--- Start of Source records ---

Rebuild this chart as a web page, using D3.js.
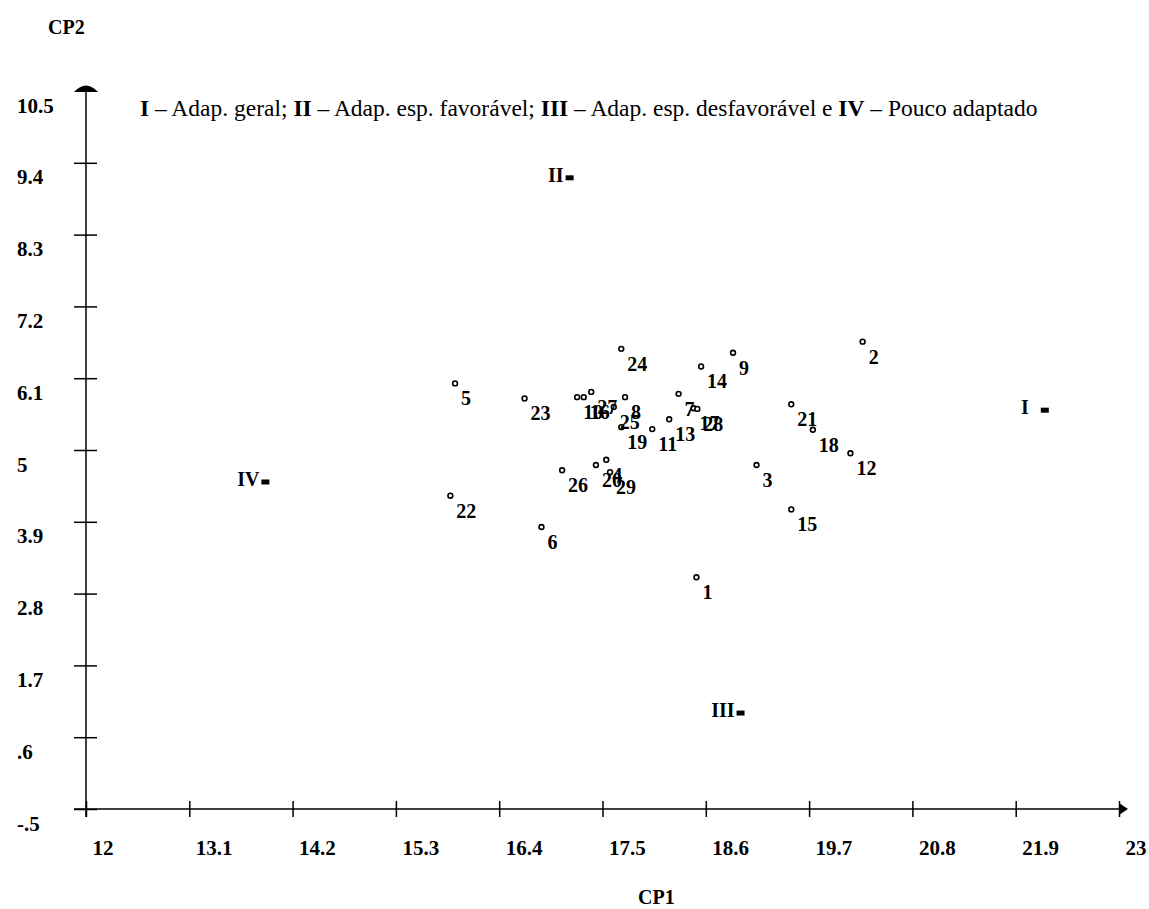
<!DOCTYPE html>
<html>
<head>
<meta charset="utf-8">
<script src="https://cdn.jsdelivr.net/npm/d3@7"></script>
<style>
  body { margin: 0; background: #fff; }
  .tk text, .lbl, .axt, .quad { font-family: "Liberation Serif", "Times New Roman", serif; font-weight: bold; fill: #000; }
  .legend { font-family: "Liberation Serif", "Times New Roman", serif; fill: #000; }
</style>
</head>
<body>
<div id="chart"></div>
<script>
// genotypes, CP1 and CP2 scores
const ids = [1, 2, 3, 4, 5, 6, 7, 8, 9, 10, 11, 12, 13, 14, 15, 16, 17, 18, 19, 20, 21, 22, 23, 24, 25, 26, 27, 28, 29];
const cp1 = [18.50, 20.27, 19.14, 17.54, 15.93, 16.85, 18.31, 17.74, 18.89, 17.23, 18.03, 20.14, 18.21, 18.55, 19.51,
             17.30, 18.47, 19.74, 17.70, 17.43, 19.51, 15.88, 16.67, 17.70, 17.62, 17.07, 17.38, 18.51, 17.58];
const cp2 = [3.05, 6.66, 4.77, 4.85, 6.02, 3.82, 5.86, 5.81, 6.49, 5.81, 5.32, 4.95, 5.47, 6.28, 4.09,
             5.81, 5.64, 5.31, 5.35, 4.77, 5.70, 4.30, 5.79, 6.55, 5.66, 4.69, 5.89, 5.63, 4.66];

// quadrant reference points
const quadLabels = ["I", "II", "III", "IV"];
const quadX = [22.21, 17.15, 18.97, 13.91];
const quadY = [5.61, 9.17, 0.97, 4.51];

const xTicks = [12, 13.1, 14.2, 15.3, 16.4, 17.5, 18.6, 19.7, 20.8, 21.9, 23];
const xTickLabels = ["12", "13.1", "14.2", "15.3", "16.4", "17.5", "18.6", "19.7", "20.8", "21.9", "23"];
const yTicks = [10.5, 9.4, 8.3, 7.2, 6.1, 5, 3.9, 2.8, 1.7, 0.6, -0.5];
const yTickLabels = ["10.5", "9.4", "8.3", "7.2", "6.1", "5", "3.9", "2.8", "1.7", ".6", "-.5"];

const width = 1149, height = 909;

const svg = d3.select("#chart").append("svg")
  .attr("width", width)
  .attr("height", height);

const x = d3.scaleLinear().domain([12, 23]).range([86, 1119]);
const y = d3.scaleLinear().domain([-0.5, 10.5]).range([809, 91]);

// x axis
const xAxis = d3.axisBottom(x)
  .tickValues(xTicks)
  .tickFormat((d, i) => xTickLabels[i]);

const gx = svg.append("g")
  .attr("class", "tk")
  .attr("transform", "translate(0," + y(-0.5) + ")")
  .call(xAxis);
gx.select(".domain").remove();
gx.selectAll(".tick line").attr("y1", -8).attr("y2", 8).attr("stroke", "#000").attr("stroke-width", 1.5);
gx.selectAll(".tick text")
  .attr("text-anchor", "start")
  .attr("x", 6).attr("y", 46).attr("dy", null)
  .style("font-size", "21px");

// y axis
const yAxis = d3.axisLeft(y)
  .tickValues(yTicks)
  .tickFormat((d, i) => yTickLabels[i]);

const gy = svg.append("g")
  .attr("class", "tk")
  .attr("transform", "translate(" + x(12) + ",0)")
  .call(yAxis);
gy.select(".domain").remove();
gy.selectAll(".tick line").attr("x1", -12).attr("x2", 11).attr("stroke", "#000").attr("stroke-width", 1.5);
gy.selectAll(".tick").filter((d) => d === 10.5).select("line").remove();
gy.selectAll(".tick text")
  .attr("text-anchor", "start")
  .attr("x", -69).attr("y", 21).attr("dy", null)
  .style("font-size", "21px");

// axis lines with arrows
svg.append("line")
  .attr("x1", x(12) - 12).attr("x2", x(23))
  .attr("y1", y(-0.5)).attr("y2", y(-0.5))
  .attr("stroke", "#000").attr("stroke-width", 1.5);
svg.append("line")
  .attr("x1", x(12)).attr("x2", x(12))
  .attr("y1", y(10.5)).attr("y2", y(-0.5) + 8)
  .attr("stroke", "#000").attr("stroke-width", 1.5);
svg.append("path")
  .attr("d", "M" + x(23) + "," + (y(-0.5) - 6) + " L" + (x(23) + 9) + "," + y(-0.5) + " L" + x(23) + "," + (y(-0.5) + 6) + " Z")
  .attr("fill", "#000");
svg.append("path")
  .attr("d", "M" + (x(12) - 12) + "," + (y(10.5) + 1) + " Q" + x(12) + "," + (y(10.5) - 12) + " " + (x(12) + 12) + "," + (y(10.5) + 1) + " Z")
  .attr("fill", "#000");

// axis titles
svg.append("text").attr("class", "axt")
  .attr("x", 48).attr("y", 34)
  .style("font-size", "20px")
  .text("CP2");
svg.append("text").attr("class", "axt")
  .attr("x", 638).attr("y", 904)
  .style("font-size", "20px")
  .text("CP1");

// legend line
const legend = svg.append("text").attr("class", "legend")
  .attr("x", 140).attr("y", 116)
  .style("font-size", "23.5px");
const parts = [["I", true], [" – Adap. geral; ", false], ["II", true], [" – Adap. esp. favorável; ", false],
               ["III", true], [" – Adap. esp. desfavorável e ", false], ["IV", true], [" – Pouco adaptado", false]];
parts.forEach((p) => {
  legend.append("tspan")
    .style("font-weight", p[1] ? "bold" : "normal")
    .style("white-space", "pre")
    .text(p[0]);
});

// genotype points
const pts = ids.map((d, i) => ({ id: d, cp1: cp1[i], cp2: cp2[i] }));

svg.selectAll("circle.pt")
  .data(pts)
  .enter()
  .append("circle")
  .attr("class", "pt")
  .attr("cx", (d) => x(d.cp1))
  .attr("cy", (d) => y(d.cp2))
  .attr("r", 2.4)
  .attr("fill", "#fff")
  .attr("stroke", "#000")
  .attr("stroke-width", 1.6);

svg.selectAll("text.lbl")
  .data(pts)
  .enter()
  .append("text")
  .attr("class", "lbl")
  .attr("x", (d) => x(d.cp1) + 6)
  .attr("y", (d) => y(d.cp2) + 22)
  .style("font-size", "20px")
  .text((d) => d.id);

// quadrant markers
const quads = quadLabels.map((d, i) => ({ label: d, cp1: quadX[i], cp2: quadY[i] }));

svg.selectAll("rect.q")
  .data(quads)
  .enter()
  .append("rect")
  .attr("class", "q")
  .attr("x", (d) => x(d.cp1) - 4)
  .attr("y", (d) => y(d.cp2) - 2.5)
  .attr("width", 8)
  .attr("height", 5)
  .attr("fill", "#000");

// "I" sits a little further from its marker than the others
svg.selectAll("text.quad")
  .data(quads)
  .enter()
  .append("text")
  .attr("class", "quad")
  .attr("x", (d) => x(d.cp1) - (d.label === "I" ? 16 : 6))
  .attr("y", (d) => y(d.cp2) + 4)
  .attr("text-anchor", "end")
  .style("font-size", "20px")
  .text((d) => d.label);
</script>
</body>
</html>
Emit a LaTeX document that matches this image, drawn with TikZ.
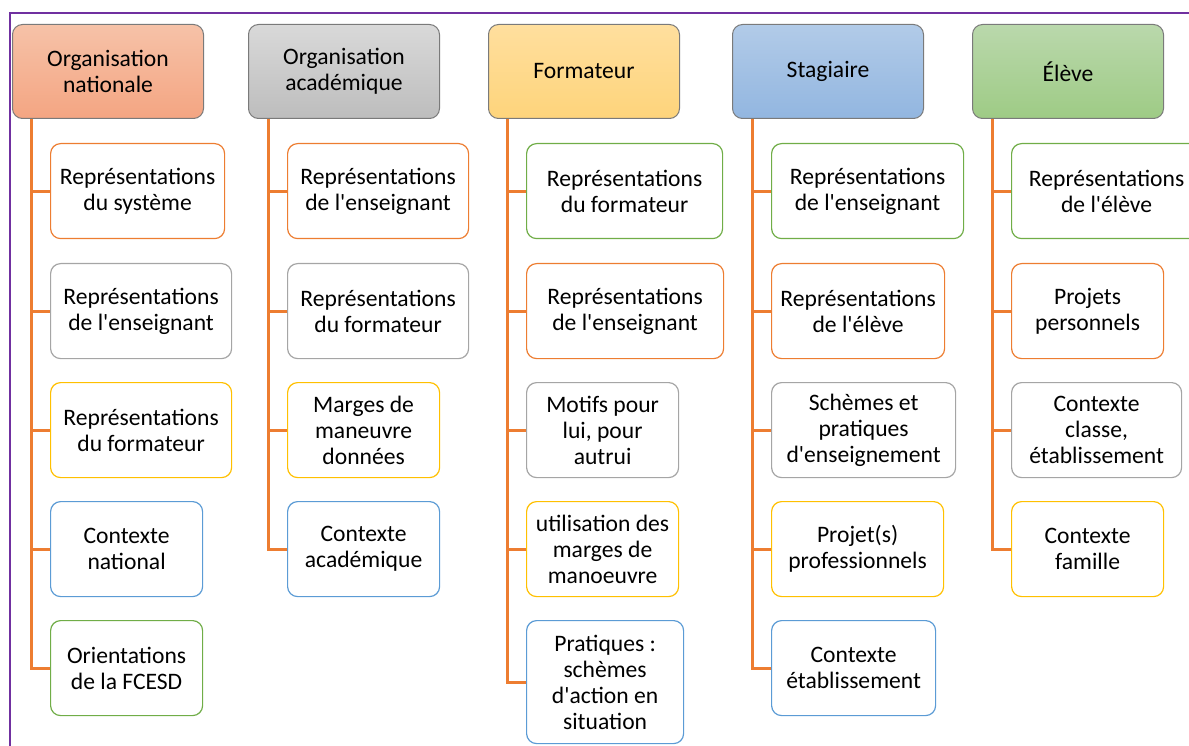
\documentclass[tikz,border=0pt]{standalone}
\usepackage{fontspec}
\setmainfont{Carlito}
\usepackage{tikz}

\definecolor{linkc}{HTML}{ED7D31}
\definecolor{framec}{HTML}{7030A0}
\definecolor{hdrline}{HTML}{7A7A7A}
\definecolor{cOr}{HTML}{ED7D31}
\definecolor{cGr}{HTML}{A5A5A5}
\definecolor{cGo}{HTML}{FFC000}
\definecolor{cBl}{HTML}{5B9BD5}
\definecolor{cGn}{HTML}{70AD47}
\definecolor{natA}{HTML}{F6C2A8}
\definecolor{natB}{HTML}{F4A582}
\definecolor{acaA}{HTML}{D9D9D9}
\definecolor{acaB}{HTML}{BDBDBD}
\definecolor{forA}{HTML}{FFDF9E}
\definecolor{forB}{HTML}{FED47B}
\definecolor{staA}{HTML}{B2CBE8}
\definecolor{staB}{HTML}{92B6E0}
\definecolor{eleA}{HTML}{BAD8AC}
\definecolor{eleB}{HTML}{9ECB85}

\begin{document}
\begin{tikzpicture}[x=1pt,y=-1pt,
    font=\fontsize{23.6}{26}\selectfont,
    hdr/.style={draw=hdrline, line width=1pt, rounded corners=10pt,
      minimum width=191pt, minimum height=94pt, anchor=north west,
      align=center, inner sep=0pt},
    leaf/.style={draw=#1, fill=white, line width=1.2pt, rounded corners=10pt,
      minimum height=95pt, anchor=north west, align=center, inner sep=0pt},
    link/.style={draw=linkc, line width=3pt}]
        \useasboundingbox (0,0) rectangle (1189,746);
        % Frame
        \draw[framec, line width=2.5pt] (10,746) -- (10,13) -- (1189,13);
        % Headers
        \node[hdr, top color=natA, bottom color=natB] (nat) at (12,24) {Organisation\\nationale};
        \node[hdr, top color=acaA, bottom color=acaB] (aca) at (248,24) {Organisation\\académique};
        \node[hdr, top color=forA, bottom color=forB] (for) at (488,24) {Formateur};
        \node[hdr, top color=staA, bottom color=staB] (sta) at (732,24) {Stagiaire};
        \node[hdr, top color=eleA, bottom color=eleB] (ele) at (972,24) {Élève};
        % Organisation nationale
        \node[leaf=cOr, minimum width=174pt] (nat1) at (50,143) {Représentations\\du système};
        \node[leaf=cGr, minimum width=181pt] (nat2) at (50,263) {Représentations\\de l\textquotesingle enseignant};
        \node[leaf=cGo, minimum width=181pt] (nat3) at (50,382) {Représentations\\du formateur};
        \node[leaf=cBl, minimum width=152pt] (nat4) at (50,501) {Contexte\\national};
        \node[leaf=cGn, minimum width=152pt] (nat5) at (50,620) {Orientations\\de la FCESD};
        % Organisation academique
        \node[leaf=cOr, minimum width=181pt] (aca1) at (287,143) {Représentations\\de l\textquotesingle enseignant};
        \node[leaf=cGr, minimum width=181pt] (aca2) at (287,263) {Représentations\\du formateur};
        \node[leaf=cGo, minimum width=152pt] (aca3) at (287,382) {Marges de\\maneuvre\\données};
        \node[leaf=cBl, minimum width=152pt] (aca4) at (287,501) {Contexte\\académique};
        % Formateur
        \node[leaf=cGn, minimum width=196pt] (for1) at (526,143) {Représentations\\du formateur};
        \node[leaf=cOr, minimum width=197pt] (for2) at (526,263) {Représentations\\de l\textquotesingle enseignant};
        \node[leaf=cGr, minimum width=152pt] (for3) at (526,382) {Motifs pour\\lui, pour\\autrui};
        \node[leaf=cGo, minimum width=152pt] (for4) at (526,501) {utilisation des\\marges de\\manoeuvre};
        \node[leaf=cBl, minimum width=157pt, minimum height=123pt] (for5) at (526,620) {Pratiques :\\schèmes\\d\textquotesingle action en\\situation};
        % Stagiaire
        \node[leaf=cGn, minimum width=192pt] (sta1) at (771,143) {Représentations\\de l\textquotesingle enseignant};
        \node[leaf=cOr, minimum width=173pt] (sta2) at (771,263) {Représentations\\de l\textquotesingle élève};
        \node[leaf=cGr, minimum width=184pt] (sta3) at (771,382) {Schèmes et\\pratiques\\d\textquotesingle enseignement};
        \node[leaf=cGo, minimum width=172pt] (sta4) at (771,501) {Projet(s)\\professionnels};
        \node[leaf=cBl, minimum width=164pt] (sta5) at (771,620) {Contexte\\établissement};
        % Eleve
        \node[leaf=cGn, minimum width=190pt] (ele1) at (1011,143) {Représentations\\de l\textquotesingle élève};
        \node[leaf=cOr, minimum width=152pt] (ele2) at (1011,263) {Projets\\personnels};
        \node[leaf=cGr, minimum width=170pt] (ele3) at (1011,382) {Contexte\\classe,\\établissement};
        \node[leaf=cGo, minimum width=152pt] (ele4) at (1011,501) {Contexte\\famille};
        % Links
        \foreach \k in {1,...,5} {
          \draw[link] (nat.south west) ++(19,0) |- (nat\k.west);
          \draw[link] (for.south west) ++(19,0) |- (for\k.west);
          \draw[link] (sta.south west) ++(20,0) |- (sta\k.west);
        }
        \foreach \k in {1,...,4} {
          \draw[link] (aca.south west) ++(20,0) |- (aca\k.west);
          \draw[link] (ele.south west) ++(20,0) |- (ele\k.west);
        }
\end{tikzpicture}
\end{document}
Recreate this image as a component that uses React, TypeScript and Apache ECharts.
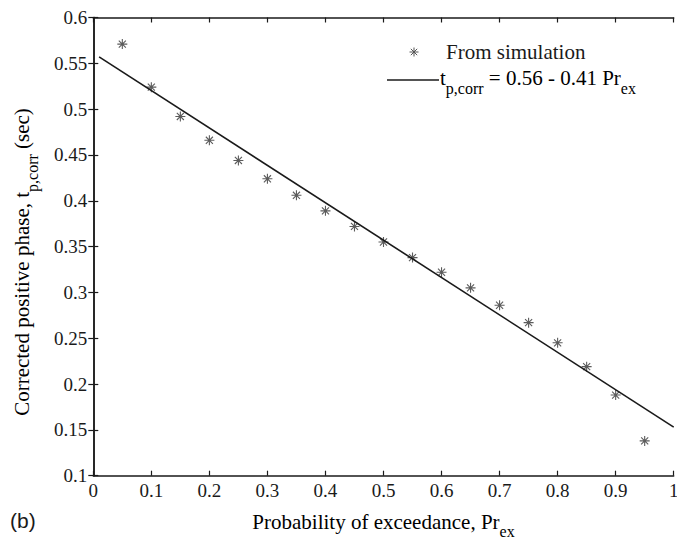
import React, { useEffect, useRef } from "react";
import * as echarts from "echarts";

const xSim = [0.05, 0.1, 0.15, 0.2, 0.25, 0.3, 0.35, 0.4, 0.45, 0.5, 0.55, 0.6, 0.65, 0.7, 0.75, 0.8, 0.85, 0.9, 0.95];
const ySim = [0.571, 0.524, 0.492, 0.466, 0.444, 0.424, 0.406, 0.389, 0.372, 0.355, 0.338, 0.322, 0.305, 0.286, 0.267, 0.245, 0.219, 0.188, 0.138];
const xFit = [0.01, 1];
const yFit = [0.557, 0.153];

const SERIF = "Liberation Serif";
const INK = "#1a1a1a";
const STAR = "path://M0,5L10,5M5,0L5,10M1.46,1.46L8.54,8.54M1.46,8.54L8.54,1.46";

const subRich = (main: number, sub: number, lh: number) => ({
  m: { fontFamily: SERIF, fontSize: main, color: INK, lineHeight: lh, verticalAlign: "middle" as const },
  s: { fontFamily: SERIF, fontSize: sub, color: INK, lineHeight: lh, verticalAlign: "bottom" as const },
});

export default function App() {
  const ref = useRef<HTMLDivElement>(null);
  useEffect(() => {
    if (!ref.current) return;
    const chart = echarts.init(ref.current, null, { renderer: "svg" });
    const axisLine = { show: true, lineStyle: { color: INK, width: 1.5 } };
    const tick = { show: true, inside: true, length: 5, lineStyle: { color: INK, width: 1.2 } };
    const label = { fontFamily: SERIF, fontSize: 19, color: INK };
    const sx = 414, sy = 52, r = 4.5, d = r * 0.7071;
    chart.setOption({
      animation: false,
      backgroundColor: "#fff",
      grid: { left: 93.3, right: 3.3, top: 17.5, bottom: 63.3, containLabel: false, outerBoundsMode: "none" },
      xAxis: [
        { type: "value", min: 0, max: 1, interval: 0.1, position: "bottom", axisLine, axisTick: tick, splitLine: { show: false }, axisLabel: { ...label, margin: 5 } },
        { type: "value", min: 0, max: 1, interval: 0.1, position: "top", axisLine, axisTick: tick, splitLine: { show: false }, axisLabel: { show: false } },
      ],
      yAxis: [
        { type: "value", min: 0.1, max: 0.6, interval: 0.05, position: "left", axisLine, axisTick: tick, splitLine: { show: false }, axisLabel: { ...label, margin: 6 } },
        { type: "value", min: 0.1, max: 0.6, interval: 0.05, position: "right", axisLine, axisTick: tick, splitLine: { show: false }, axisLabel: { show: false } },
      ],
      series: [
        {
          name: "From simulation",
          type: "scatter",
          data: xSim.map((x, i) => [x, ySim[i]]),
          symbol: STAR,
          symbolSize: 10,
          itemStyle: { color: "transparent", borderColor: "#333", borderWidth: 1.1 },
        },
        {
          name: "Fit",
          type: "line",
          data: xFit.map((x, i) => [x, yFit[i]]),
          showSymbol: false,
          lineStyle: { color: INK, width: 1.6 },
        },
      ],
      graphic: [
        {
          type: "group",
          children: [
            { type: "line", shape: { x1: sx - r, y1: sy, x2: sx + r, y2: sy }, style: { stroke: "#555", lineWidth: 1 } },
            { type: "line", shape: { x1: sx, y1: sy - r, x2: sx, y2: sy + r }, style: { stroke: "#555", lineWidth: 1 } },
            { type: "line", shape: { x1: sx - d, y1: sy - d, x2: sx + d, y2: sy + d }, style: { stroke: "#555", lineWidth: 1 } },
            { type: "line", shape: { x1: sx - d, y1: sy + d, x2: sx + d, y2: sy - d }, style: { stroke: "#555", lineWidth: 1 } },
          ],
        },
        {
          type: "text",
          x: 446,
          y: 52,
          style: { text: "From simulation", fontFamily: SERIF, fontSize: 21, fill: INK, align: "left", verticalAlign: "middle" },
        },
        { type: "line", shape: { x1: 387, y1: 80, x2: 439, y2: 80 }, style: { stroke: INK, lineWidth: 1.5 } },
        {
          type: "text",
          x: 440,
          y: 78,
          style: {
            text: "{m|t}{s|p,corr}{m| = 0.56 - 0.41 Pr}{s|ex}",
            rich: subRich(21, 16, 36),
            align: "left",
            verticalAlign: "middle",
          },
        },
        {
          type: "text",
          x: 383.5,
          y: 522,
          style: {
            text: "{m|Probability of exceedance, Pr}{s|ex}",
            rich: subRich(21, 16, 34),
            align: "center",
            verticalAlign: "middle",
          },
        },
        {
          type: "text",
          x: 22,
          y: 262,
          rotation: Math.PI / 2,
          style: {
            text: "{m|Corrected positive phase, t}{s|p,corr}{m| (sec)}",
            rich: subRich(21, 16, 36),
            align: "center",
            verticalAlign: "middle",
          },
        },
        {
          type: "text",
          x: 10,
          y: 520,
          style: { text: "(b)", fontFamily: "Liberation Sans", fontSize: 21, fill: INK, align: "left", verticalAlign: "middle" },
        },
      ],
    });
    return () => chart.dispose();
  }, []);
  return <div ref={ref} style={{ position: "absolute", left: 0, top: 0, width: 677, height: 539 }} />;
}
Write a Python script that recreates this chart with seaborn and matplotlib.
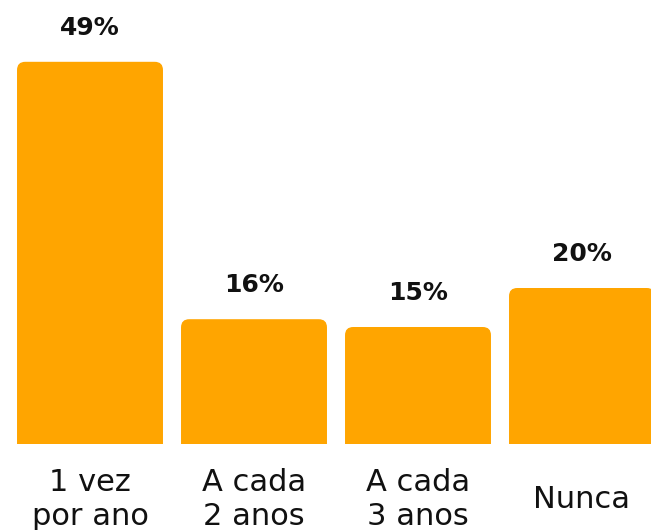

--- End of Source records ---

Required work
Repeat the lines of the listing above verbatim, beginning at its first line and ending at the line containing "5.89, 5.63, 4.66];", which is included. Omit pictures.

Reply
Rebuild this chart as a web page, using D3.js.
<!DOCTYPE html>
<html>
<head>
<meta charset="utf-8">
<script src="https://cdn.jsdelivr.net/npm/d3@7"></script>
<style>
  body { margin: 0; background: #fff; }
  .tk text, .lbl, .axt, .quad { font-family: "Liberation Serif", "Times New Roman", serif; font-weight: bold; fill: #000; }
  .legend { font-family: "Liberation Serif", "Times New Roman", serif; fill: #000; }
</style>
</head>
<body>
<div id="chart"></div>
<script>
// genotypes, CP1 and CP2 scores
const ids = [1, 2, 3, 4, 5, 6, 7, 8, 9, 10, 11, 12, 13, 14, 15, 16, 17, 18, 19, 20, 21, 22, 23, 24, 25, 26, 27, 28, 29];
const cp1 = [18.50, 20.27, 19.14, 17.54, 15.93, 16.85, 18.31, 17.74, 18.89, 17.23, 18.03, 20.14, 18.21, 18.55, 19.51,
             17.30, 18.47, 19.74, 17.70, 17.43, 19.51, 15.88, 16.67, 17.70, 17.62, 17.07, 17.38, 18.51, 17.58];
const cp2 = [3.05, 6.66, 4.77, 4.85, 6.02, 3.82, 5.86, 5.81, 6.49, 5.81, 5.32, 4.95, 5.47, 6.28, 4.09,
             5.81, 5.64, 5.31, 5.35, 4.77, 5.70, 4.30, 5.79, 6.55, 5.66, 4.69, 5.89, 5.63, 4.66];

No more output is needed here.